_Given instruction_
Make an exact copy, from the records below, of the lines from the line containing "Give me the TikZ source for this diagram." to the line containing "of lc, yshift=0.04cm]", both lines included, excluding pictures.

## BEGIN Records

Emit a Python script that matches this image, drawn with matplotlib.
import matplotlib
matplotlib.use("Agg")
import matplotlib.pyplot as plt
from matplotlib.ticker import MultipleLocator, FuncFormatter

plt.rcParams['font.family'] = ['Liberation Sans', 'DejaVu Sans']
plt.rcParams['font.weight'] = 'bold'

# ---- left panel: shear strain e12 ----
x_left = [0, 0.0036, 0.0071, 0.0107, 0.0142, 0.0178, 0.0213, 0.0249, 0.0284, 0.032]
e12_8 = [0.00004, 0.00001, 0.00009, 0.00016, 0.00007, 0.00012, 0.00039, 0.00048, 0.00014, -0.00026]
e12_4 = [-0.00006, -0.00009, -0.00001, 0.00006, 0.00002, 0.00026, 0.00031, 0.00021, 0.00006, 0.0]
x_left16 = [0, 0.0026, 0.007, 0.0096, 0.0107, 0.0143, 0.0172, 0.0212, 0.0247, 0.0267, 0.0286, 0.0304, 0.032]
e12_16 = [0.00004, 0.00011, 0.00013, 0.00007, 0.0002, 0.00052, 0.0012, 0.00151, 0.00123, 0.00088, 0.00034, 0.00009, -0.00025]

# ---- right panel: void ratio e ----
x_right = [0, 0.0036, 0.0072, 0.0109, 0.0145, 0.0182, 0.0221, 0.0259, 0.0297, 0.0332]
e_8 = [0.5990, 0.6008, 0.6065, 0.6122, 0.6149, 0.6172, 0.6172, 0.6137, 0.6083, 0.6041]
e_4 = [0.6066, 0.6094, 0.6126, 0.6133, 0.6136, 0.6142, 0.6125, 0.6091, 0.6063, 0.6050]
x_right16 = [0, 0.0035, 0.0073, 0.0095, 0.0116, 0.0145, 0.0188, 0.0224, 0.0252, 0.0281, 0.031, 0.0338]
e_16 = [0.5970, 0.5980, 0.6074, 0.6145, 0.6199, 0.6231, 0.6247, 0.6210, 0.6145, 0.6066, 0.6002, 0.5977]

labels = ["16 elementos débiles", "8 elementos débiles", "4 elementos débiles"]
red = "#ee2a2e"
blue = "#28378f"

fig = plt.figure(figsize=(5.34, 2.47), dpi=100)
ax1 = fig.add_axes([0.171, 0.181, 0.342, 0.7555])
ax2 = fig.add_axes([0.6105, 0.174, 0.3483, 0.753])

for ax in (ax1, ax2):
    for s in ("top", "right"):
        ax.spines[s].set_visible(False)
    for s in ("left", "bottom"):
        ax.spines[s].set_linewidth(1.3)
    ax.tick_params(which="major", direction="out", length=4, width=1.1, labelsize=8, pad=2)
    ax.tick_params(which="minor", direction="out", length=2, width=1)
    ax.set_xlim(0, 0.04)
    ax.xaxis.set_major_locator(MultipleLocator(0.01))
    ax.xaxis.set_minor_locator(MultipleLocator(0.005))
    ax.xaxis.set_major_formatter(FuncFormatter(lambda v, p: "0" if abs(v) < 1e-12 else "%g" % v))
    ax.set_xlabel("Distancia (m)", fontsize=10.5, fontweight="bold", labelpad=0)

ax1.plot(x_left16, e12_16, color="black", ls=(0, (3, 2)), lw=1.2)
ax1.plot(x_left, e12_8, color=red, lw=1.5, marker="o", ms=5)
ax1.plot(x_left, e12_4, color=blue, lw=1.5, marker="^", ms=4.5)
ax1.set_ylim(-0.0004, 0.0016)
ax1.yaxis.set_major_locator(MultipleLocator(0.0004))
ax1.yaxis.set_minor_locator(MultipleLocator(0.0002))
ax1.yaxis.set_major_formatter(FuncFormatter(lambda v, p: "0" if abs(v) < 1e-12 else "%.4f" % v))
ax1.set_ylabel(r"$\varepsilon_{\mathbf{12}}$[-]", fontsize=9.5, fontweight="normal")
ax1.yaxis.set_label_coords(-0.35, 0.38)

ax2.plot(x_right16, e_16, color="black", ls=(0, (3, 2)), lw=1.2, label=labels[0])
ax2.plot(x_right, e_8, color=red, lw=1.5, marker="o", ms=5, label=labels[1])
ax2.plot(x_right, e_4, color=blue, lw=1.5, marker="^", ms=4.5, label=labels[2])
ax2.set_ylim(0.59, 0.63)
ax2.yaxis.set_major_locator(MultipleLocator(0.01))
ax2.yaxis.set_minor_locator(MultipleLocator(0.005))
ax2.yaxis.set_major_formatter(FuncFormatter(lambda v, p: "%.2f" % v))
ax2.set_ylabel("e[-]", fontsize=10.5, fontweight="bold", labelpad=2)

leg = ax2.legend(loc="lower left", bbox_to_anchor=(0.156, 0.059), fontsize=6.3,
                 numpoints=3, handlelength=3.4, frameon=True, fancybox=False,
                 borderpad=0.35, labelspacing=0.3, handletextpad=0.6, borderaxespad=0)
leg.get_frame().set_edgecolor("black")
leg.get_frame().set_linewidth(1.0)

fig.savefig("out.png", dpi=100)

## END Records
## BEGIN Records

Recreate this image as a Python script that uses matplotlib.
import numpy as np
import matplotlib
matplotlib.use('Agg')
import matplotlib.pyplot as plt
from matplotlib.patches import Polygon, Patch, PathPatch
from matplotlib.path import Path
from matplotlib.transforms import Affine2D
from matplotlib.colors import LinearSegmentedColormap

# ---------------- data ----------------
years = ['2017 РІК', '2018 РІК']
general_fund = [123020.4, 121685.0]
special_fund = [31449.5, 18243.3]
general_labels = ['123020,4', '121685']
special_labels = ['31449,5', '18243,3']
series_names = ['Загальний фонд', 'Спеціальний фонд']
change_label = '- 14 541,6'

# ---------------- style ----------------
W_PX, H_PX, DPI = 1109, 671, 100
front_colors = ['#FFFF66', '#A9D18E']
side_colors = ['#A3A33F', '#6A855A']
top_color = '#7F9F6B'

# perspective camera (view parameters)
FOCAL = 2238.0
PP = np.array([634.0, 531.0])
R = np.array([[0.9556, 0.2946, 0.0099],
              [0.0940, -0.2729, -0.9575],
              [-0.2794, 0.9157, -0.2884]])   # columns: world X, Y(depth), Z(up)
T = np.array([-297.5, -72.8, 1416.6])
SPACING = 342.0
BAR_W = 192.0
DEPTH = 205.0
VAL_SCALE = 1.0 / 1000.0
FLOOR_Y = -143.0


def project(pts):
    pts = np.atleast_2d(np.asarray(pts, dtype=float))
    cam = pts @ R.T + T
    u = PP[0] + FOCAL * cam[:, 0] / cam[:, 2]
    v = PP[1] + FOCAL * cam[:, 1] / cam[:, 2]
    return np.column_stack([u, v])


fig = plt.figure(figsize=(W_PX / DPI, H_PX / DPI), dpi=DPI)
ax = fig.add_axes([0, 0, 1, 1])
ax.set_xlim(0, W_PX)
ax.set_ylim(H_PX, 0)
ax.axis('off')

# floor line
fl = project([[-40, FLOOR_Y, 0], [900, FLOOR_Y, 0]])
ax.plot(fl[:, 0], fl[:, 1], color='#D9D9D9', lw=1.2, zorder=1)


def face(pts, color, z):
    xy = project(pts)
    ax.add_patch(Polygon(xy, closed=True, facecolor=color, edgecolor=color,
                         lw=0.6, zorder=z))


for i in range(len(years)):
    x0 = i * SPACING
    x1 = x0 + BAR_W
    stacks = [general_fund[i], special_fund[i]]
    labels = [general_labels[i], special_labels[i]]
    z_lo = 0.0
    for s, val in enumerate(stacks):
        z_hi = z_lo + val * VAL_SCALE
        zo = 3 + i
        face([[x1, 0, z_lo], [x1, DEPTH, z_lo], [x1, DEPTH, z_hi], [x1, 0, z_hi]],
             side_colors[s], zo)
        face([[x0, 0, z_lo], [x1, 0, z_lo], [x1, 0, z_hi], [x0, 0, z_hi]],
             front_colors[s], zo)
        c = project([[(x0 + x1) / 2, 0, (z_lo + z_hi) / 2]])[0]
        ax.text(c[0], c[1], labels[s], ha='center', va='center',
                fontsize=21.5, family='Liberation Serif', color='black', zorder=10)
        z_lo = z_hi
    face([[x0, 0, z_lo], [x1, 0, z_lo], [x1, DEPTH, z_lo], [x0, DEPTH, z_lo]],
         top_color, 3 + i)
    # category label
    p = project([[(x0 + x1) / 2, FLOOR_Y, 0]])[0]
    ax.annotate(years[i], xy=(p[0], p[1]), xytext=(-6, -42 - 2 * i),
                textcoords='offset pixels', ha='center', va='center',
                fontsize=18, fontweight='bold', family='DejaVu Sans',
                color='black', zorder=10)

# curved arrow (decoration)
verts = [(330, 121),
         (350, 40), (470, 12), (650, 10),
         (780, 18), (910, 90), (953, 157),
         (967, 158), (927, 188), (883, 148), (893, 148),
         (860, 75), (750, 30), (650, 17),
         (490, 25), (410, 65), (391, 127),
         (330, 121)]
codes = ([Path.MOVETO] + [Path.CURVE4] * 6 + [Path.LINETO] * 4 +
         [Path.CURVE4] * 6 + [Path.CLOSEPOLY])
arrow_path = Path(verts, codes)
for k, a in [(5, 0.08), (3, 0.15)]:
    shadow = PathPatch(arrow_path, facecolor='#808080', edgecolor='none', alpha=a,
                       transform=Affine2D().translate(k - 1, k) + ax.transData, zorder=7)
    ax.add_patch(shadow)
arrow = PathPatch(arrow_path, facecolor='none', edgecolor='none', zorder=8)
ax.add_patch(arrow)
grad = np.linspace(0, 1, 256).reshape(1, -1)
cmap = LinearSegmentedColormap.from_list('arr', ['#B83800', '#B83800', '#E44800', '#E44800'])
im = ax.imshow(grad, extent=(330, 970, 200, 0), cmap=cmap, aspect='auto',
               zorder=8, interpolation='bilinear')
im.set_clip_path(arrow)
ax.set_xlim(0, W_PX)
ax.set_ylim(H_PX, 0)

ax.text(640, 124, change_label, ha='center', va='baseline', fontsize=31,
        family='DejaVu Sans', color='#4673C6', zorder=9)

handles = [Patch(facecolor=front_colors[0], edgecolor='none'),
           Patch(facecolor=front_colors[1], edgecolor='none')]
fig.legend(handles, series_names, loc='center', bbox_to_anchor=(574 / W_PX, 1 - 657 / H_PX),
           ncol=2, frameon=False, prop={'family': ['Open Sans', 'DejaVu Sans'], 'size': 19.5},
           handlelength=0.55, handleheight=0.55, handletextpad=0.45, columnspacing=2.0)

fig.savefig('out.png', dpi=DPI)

## END Records
## BEGIN Records

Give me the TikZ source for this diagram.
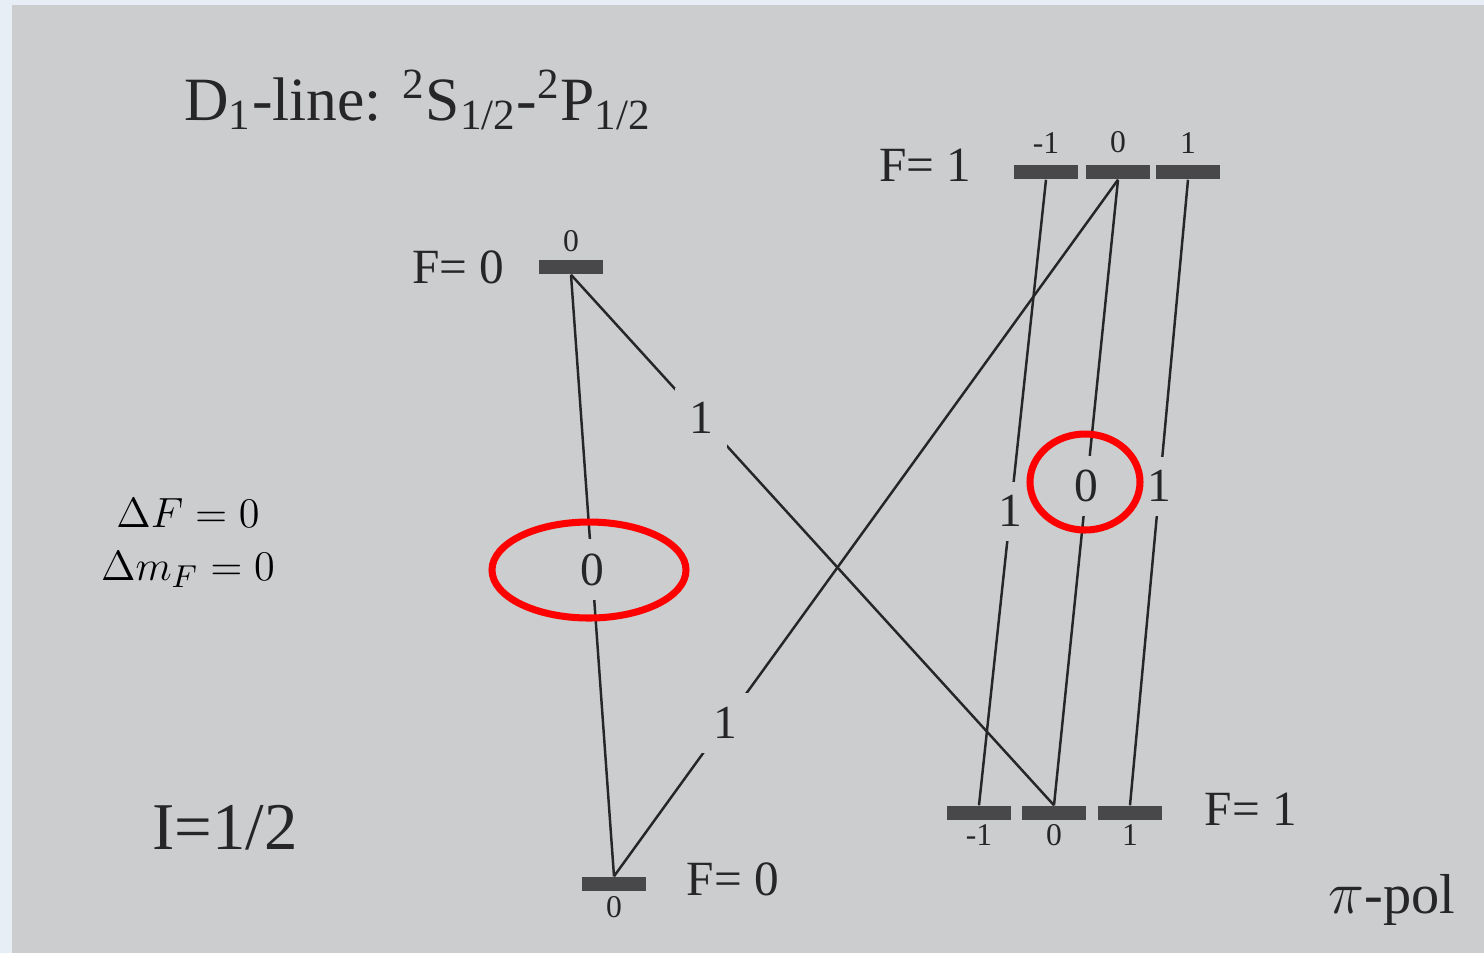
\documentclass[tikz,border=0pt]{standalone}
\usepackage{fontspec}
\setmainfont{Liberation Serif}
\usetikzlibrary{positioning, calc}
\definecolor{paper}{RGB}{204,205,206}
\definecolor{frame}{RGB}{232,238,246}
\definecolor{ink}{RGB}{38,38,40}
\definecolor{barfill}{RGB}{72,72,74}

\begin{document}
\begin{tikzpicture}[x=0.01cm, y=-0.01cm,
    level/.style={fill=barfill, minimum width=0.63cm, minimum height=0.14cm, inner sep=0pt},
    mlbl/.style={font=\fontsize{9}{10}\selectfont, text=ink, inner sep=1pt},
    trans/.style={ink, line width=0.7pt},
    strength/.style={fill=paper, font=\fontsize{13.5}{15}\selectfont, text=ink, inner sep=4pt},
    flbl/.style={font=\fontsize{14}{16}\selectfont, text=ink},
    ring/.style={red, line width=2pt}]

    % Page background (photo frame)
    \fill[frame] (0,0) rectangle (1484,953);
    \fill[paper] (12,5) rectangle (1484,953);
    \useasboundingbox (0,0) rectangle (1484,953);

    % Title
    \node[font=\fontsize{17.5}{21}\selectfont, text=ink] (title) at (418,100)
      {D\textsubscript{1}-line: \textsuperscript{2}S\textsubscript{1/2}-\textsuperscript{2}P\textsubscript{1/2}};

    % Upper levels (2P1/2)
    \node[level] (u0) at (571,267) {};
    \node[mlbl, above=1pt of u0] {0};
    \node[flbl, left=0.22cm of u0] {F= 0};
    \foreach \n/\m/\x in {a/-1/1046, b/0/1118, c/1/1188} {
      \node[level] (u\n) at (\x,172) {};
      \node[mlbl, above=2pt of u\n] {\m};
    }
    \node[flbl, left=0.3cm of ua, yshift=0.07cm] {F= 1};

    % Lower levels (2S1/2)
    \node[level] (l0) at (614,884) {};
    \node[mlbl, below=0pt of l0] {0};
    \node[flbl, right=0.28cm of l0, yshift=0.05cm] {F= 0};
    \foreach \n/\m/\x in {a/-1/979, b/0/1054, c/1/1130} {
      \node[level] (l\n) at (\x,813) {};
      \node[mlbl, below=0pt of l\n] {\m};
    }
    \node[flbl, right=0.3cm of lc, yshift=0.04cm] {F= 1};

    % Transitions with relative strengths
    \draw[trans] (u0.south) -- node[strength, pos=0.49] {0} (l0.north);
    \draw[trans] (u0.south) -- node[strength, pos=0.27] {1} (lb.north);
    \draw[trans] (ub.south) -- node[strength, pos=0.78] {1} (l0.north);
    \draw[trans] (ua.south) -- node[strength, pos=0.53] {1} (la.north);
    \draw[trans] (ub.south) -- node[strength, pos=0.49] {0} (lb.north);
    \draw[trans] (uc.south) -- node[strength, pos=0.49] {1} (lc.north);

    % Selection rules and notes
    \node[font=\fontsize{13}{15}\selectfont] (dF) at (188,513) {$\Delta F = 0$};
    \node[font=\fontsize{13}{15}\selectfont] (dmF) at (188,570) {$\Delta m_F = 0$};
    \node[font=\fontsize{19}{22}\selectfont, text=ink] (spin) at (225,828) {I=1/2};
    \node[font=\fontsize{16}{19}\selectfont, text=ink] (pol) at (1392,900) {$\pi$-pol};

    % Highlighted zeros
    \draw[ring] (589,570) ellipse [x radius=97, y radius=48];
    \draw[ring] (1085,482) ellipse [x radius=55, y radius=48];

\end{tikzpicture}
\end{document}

## END Records

_Result_
Give me the TikZ source for this diagram.
\documentclass[tikz,border=0pt]{standalone}
\usepackage{fontspec}
\setmainfont{Liberation Serif}
\usetikzlibrary{positioning, calc}
\definecolor{paper}{RGB}{204,205,206}
\definecolor{frame}{RGB}{232,238,246}
\definecolor{ink}{RGB}{38,38,40}
\definecolor{barfill}{RGB}{72,72,74}

\begin{document}
\begin{tikzpicture}[x=0.01cm, y=-0.01cm,
    level/.style={fill=barfill, minimum width=0.63cm, minimum height=0.14cm, inner sep=0pt},
    mlbl/.style={font=\fontsize{9}{10}\selectfont, text=ink, inner sep=1pt},
    trans/.style={ink, line width=0.7pt},
    strength/.style={fill=paper, font=\fontsize{13.5}{15}\selectfont, text=ink, inner sep=4pt},
    flbl/.style={font=\fontsize{14}{16}\selectfont, text=ink},
    ring/.style={red, line width=2pt}]

    % Page background (photo frame)
    \fill[frame] (0,0) rectangle (1484,953);
    \fill[paper] (12,5) rectangle (1484,953);
    \useasboundingbox (0,0) rectangle (1484,953);

    % Title
    \node[font=\fontsize{17.5}{21}\selectfont, text=ink] (title) at (418,100)
      {D\textsubscript{1}-line: \textsuperscript{2}S\textsubscript{1/2}-\textsuperscript{2}P\textsubscript{1/2}};

    % Upper levels (2P1/2)
    \node[level] (u0) at (571,267) {};
    \node[mlbl, above=1pt of u0] {0};
    \node[flbl, left=0.22cm of u0] {F= 0};
    \foreach \n/\m/\x in {a/-1/1046, b/0/1118, c/1/1188} {
      \node[level] (u\n) at (\x,172) {};
      \node[mlbl, above=2pt of u\n] {\m};
    }
    \node[flbl, left=0.3cm of ua, yshift=0.07cm] {F= 1};

    % Lower levels (2S1/2)
    \node[level] (l0) at (614,884) {};
    \node[mlbl, below=0pt of l0] {0};
    \node[flbl, right=0.28cm of l0, yshift=0.05cm] {F= 0};
    \foreach \n/\m/\x in {a/-1/979, b/0/1054, c/1/1130} {
      \node[level] (l\n) at (\x,813) {};
      \node[mlbl, below=0pt of l\n] {\m};
    }
    \node[flbl, right=0.3cm of lc, yshift=0.04cm] {F= 1};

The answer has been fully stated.